John Mc Enroe, émerveillé par Cori Gauff, espère juste que les rouages du sport-business ne lui brûleront pas les ailes. «Je m'inquiète un peu, a déclaré l'Américaine à la BBC. J'espère que ce n'est pas trop vite trop tôt pour elle. Il faut qu'elle soit gérée de manière intelligente. Elle va devenir une immense championne mais il faut vite de la submerger trop vite.» Le père de la jeune Américaine, Caurey Gauff, assure veiller au grain en étudiant scrupuleusement le parcours des anciennes joueuses précoces.
«Déjà développée athlétiquement»
Le tennis est devenu de plus en plus physique, ce qui explique aussi l'éclosion plus tardive des talents. Raison aussi pour laquelle, la WTA a établi une règle limitant à 10 par saison le nombre de tournois auxquels une joueuse de 15 ans est autorisée à participer. Une erreur selon Caurey Gauff : «Cette limite lui met la pression et l'empêche de jouer librement car elle a le sentiment qu'elle n'aura pas une autre chance.»

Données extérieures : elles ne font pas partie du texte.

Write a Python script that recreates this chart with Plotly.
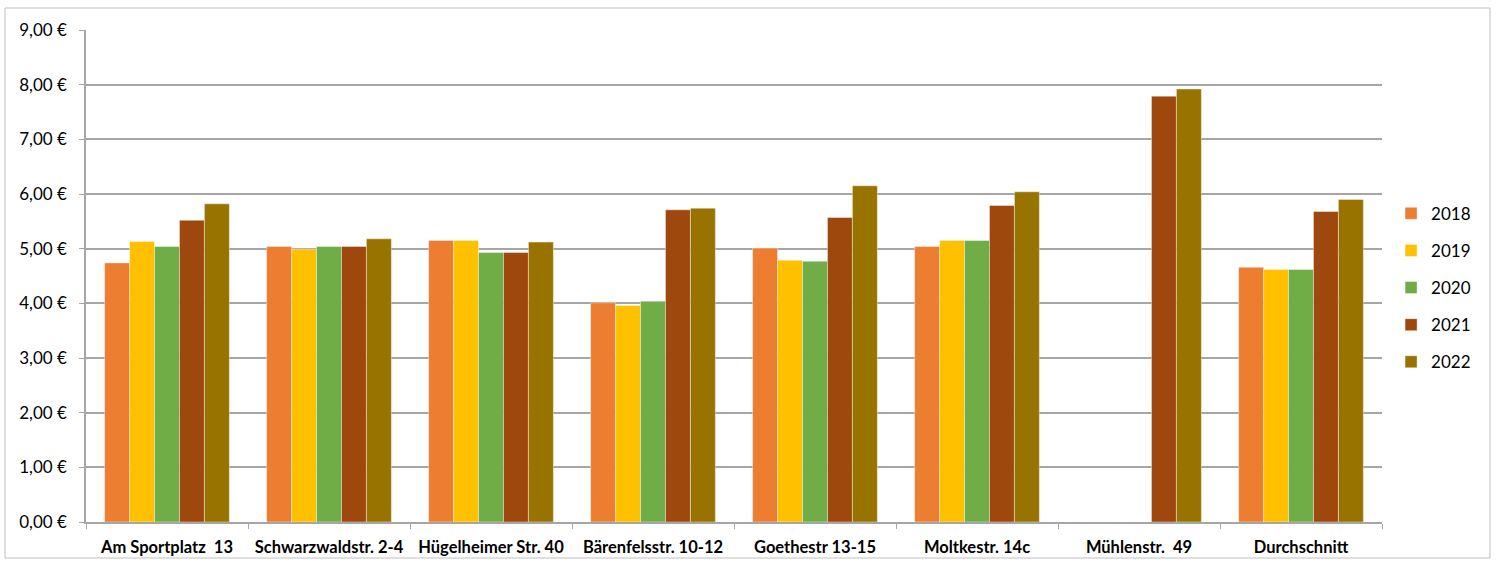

Roger Federer abonde : «Ce serait bien que les jeunes joueuses puissent jouer davantage. Le fait d'être limitées leur met une pression supplémentaire à chaque tournoi et ça peut s'avérer contre-productif. Je ne vois pas pourquoi les jeunes joueuses seraient confrontées à des problèmes physiques. Cori est déjà développée athlétiquement. Elle bouge bien. C'est une de ses grandes forces.» Interrogé en conférence de presse, le Suisse estime en revanche que la précocité masculine a davantage de contraintes : «Chez les hommes, le physique aujourd'hui peut être une limite. Remporter un Grand Chelem à 15 ans n'est pas possible, je pense. A 17 ou à 18 ans, comme l'ont fait Borg ou Becker, c'est possible physiquement. Mais la densité est devenue plus importante. Il faut battre davantage de bons joueurs pour remporter un Grand Chelem.»
En attendant, Cori Gauff affronte ce lundi après-midi Simona Halep, n°7 mondiale et vainqueure de Roland Garros en 2018, mais pas forcément la plus à l’aise sur le gazon de Londres. De quoi tester de nouveau sa précocité dans un sport où papys et mamies font de la résistance.